> [Problem details] Leaving out every picture, copy the lines of the data exactly, from the first through the line containing "(0,0) rectangle (577,359);".
━━━━━━━━━━━━━━━━
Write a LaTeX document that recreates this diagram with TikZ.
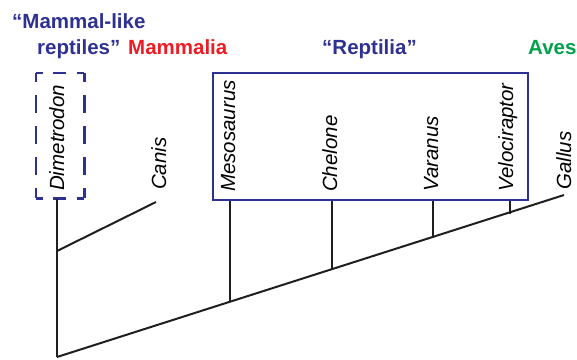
\documentclass[tikz,border=0pt]{standalone}
\usepackage{fontspec}
\setmainfont{Liberation Sans}
\definecolor{cladeblue}{HTML}{2E3192}
\definecolor{cladered}{HTML}{ED1C24}
\definecolor{cladegreen}{HTML}{00A14B}
\begin{document}
\begin{tikzpicture}[x=1pt,y=-1pt,
  branch/.style={line width=2pt, black!88},
  taxon/.style={rotate=90, anchor=base west, inner sep=0pt, font=\fontsize{20.5}{24}\selectfont\itshape},
  grouplabel/.style={anchor=base west, inner sep=0pt, font=\fontsize{20.5}{24}\selectfont\bfseries},
  cladebox/.style={draw=cladeblue, line width=2pt, inner sep=0pt},
  dashh/.style={cladeblue, line width=2.2pt, dash pattern=on 13pt off 10.5pt, dash phase=6.5pt},
  dashv/.style={cladeblue, line width=2.2pt, dash pattern=on 18pt off 13pt, dash phase=9pt}
]
\useasboundingbox (0,0) rectangle (577,359);

% group labels
\node[grouplabel, text=cladeblue] (mlr1) at (12,28) {“Mammal-like};
\node[grouplabel, text=cladeblue] (mlr2) at (37,54) {reptiles”};
\node[grouplabel, text=cladered] (mammalia) at (128,54) {Mammalia};
\node[grouplabel, text=cladeblue] (reptilia) at (322,54) {“Reptilia”};
\node[grouplabel, text=cladegreen] (aves) at (528,54) {Aves};

% boxes
\node[inner sep=0pt, minimum width=48pt, minimum height=125pt, anchor=north west] (dimbox) at (36,73) {};
\draw[dashh] (dimbox.north west) -- (dimbox.north east);
\draw[dashh] (dimbox.south west) -- (dimbox.south east);
\draw[dashv] (dimbox.north west) -- (dimbox.south west);
\draw[dashv] (dimbox.north east) -- (dimbox.south east);
\node[cladebox, minimum width=315pt, minimum height=127pt, anchor=north west] (reptbox) at (212,72) {};

% tree points
\coordinate (root) at (57,357);
\coordinate (canisJ) at (57,251);
\coordinate (dimtip) at (57,199);
\coordinate (canistip) at (156,202);
\coordinate (gallustip) at (564,195);
\coordinate (mesoJ) at (230,302.2);
\coordinate (cheloneJ) at (332,269.8);
\coordinate (varanusJ) at (433,237.8);
\coordinate (velociJ) at (509.5,213.5);

\draw[branch] (root) -- (dimtip);
\draw[branch] (canisJ) -- (canistip);
\draw[branch] (root) -- (gallustip);
\draw[branch] (mesoJ) -- (mesoJ |- reptbox.south);
\draw[branch] (cheloneJ) -- (cheloneJ |- reptbox.south);
\draw[branch] (varanusJ) -- (varanusJ |- reptbox.south);
\draw[branch] (velociJ) -- (velociJ |- reptbox.south);

% taxa
\node[taxon] (dimetrodon) at (64,191) {Dimetrodon};
\node[taxon] (canis) at (166,190) {Canis};
\node[taxon] (mesosaurus) at (235,192) {Mesosaurus};
\node[taxon] (chelone) at (337,192) {Chelone};
\node[taxon] (varanus) at (438,192) {Varanus};
\node[taxon] (velociraptor) at (513,192) {Velociraptor};
\node[taxon] (gallus) at (571,190) {Gallus};
\end{tikzpicture}
\end{document}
━━━━━━━━━━━━━━━━
> [Problem solution]
Write a LaTeX document that recreates this diagram with TikZ.
\documentclass[tikz,border=0pt]{standalone}
\usepackage{fontspec}
\setmainfont{Liberation Sans}
\definecolor{cladeblue}{HTML}{2E3192}
\definecolor{cladered}{HTML}{ED1C24}
\definecolor{cladegreen}{HTML}{00A14B}
\begin{document}
\begin{tikzpicture}[x=1pt,y=-1pt,
  branch/.style={line width=2pt, black!88},
  taxon/.style={rotate=90, anchor=base west, inner sep=0pt, font=\fontsize{20.5}{24}\selectfont\itshape},
  grouplabel/.style={anchor=base west, inner sep=0pt, font=\fontsize{20.5}{24}\selectfont\bfseries},
  cladebox/.style={draw=cladeblue, line width=2pt, inner sep=0pt},
  dashh/.style={cladeblue, line width=2.2pt, dash pattern=on 13pt off 10.5pt, dash phase=6.5pt},
  dashv/.style={cladeblue, line width=2.2pt, dash pattern=on 18pt off 13pt, dash phase=9pt}
]
\useasboundingbox (0,0) rectangle (577,359);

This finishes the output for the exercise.